GIVEN PROBLEM | Output the material exactly, but drop every image it holds.

RECORDED DATA |

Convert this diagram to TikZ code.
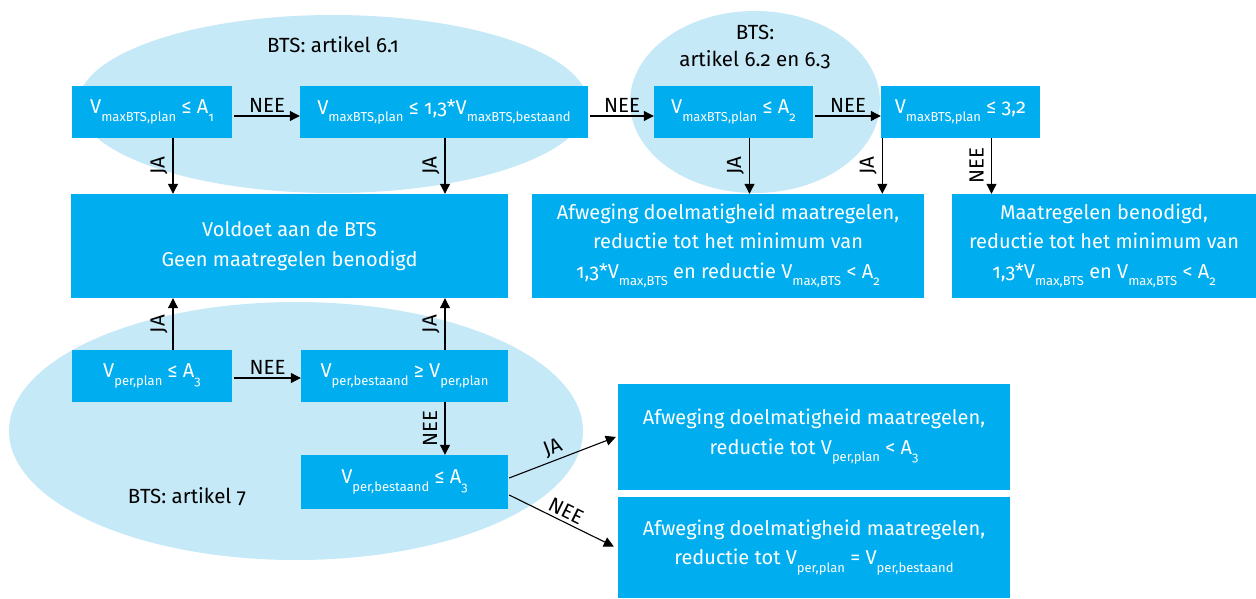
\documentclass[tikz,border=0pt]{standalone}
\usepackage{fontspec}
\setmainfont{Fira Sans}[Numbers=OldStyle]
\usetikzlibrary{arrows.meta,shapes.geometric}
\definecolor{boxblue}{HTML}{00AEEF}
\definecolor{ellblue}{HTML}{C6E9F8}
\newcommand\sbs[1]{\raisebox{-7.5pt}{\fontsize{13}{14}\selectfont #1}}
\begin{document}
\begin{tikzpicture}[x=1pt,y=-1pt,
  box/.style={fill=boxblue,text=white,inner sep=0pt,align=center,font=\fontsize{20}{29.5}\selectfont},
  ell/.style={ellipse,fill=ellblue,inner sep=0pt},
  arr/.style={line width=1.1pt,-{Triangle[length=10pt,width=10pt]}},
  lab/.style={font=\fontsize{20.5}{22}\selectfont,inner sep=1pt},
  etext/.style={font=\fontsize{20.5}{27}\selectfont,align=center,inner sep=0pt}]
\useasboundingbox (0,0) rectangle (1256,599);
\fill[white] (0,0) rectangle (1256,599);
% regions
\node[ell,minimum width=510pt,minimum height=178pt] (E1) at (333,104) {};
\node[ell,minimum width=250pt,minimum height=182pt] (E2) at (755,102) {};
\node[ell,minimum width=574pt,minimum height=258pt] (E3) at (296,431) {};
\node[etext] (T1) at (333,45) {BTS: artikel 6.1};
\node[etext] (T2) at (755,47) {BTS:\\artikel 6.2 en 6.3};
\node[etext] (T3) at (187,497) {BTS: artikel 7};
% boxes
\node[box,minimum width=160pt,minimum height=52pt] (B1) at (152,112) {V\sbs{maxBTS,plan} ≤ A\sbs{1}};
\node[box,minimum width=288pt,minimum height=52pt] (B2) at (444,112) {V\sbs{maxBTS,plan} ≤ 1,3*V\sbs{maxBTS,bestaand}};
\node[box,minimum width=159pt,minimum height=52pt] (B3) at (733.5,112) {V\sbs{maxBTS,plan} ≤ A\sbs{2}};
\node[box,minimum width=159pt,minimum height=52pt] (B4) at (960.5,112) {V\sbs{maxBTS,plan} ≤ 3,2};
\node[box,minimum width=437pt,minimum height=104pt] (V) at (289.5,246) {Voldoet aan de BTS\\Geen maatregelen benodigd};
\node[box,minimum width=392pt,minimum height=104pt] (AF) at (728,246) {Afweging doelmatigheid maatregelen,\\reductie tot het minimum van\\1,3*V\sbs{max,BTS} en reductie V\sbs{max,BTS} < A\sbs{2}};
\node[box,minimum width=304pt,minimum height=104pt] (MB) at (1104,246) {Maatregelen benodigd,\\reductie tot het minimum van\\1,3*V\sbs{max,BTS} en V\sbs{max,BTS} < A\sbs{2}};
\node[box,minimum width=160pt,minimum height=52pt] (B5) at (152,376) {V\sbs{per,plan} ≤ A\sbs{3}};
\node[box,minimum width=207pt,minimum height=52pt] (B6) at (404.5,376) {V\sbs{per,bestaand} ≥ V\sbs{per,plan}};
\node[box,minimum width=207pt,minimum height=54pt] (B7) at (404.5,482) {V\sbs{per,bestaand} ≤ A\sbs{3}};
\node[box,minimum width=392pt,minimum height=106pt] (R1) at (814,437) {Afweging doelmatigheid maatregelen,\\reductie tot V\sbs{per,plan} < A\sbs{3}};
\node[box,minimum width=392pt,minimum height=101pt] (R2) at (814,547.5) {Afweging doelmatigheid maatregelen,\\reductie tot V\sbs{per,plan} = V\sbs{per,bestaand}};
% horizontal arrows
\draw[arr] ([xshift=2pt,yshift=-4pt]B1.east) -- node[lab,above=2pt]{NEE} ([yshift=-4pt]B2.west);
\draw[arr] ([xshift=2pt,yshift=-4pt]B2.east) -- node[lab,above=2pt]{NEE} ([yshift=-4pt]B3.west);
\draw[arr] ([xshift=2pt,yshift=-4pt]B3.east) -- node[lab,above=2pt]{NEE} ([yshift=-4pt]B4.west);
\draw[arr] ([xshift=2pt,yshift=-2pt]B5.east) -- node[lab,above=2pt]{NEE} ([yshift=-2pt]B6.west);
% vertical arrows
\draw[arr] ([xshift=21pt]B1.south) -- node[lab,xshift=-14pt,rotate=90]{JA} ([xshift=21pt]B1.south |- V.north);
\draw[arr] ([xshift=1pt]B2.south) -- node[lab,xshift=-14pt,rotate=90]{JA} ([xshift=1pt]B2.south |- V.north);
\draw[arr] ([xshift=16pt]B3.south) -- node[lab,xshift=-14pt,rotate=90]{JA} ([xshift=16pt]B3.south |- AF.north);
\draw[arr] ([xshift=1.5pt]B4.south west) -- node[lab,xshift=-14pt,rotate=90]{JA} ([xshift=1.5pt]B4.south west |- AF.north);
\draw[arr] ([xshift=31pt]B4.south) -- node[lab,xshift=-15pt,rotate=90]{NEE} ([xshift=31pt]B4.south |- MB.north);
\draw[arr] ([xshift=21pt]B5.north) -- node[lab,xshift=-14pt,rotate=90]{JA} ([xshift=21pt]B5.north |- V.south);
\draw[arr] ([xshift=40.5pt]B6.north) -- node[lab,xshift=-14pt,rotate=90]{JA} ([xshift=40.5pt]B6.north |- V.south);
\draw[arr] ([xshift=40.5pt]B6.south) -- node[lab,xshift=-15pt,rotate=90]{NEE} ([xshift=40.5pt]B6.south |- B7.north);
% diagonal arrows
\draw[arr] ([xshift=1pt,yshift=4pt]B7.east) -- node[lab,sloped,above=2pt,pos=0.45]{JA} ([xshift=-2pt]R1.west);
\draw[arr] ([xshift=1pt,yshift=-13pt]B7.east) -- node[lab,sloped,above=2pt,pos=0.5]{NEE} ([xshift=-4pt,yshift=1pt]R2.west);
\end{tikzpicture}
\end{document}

WRITTEN RESPONSE |
Convert this diagram to TikZ code.
\documentclass[tikz,border=0pt]{standalone}
\usepackage{fontspec}
\setmainfont{Fira Sans}[Numbers=OldStyle]
\usetikzlibrary{arrows.meta,shapes.geometric}
\definecolor{boxblue}{HTML}{00AEEF}
\definecolor{ellblue}{HTML}{C6E9F8}
\newcommand\sbs[1]{\raisebox{-7.5pt}{\fontsize{13}{14}\selectfont #1}}
\begin{document}
\begin{tikzpicture}[x=1pt,y=-1pt,
  box/.style={fill=boxblue,text=white,inner sep=0pt,align=center,font=\fontsize{20}{29.5}\selectfont},
  ell/.style={ellipse,fill=ellblue,inner sep=0pt},
  arr/.style={line width=1.1pt,-{Triangle[length=10pt,width=10pt]}},
  lab/.style={font=\fontsize{20.5}{22}\selectfont,inner sep=1pt},
  etext/.style={font=\fontsize{20.5}{27}\selectfont,align=center,inner sep=0pt}]
\useasboundingbox (0,0) rectangle (1256,599);
\fill[white] (0,0) rectangle (1256,599);
% regions
\node[ell,minimum width=510pt,minimum height=178pt] (E1) at (333,104) {};
\node[ell,minimum width=250pt,minimum height=182pt] (E2) at (755,102) {};
\node[ell,minimum width=574pt,minimum height=258pt] (E3) at (296,431) {};
\node[etext] (T1) at (333,45) {BTS: artikel 6.1};
\node[etext] (T2) at (755,47) {BTS:\\artikel 6.2 en 6.3};
\node[etext] (T3) at (187,497) {BTS: artikel 7};
% boxes
\node[box,minimum width=160pt,minimum height=52pt] (B1) at (152,112) {V\sbs{maxBTS,plan} ≤ A\sbs{1}};
\node[box,minimum width=288pt,minimum height=52pt] (B2) at (444,112) {V\sbs{maxBTS,plan} ≤ 1,3*V\sbs{maxBTS,bestaand}};
\node[box,minimum width=159pt,minimum height=52pt] (B3) at (733.5,112) {V\sbs{maxBTS,plan} ≤ A\sbs{2}};
\node[box,minimum width=159pt,minimum height=52pt] (B4) at (960.5,112) {V\sbs{maxBTS,plan} ≤ 3,2};
\node[box,minimum width=437pt,minimum height=104pt] (V) at (289.5,246) {Voldoet aan de BTS\\Geen maatregelen benodigd};
\node[box,minimum width=392pt,minimum height=104pt] (AF) at (728,246) {Afweging doelmatigheid maatregelen,\\reductie tot het minimum van\\1,3*V\sbs{max,BTS} en reductie V\sbs{max,BTS} < A\sbs{2}};
\node[box,minimum width=304pt,minimum height=104pt] (MB) at (1104,246) {Maatregelen benodigd,\\reductie tot het minimum van\\1,3*V\sbs{max,BTS} en V\sbs{max,BTS} < A\sbs{2}};
\node[box,minimum width=160pt,minimum height=52pt] (B5) at (152,376) {V\sbs{per,plan} ≤ A\sbs{3}};
\node[box,minimum width=207pt,minimum height=52pt] (B6) at (404.5,376) {V\sbs{per,bestaand} ≥ V\sbs{per,plan}};
\node[box,minimum width=207pt,minimum height=54pt] (B7) at (404.5,482) {V\sbs{per,bestaand} ≤ A\sbs{3}};
\node[box,minimum width=392pt,minimum height=106pt] (R1) at (814,437) {Afweging doelmatigheid maatregelen,\\reductie tot V\sbs{per,plan} < A\sbs{3}};
\node[box,minimum width=392pt,minimum height=101pt] (R2) at (814,547.5) {Afweging doelmatigheid maatregelen,\\reductie tot V\sbs{per,plan} = V\sbs{per,bestaand}};
% horizontal arrows
\draw[arr] ([xshift=2pt,yshift=-4pt]B1.east) -- node[lab,above=2pt]{NEE} ([yshift=-4pt]B2.west);
\draw[arr] ([xshift=2pt,yshift=-4pt]B2.east) -- node[lab,above=2pt]{NEE} ([yshift=-4pt]B3.west);
\draw[arr] ([xshift=2pt,yshift=-4pt]B3.east) -- node[lab,above=2pt]{NEE} ([yshift=-4pt]B4.west);
\draw[arr] ([xshift=2pt,yshift=-2pt]B5.east) -- node[lab,above=2pt]{NEE} ([yshift=-2pt]B6.west);
% vertical arrows
\draw[arr] ([xshift=21pt]B1.south) -- node[lab,xshift=-14pt,rotate=90]{JA} ([xshift=21pt]B1.south |- V.north);
\draw[arr] ([xshift=1pt]B2.south) -- node[lab,xshift=-14pt,rotate=90]{JA} ([xshift=1pt]B2.south |- V.north);
\draw[arr] ([xshift=16pt]B3.south) -- node[lab,xshift=-14pt,rotate=90]{JA} ([xshift=16pt]B3.south |- AF.north);
\draw[arr] ([xshift=1.5pt]B4.south west) -- node[lab,xshift=-14pt,rotate=90]{JA} ([xshift=1.5pt]B4.south west |- AF.north);
\draw[arr] ([xshift=31pt]B4.south) -- node[lab,xshift=-15pt,rotate=90]{NEE} ([xshift=31pt]B4.south |- MB.north);
\draw[arr] ([xshift=21pt]B5.north) -- node[lab,xshift=-14pt,rotate=90]{JA} ([xshift=21pt]B5.north |- V.south);
\draw[arr] ([xshift=40.5pt]B6.north) -- node[lab,xshift=-14pt,rotate=90]{JA} ([xshift=40.5pt]B6.north |- V.south);
\draw[arr] ([xshift=40.5pt]B6.south) -- node[lab,xshift=-15pt,rotate=90]{NEE} ([xshift=40.5pt]B6.south |- B7.north);
% diagonal arrows
\draw[arr] ([xshift=1pt,yshift=4pt]B7.east) -- node[lab,sloped,above=2pt,pos=0.45]{JA} ([xshift=-2pt]R1.west);
\draw[arr] ([xshift=1pt,yshift=-13pt]B7.east) -- node[lab,sloped,above=2pt,pos=0.5]{NEE} ([xshift=-4pt,yshift=1pt]R2.west);
\end{tikzpicture}
\end{document}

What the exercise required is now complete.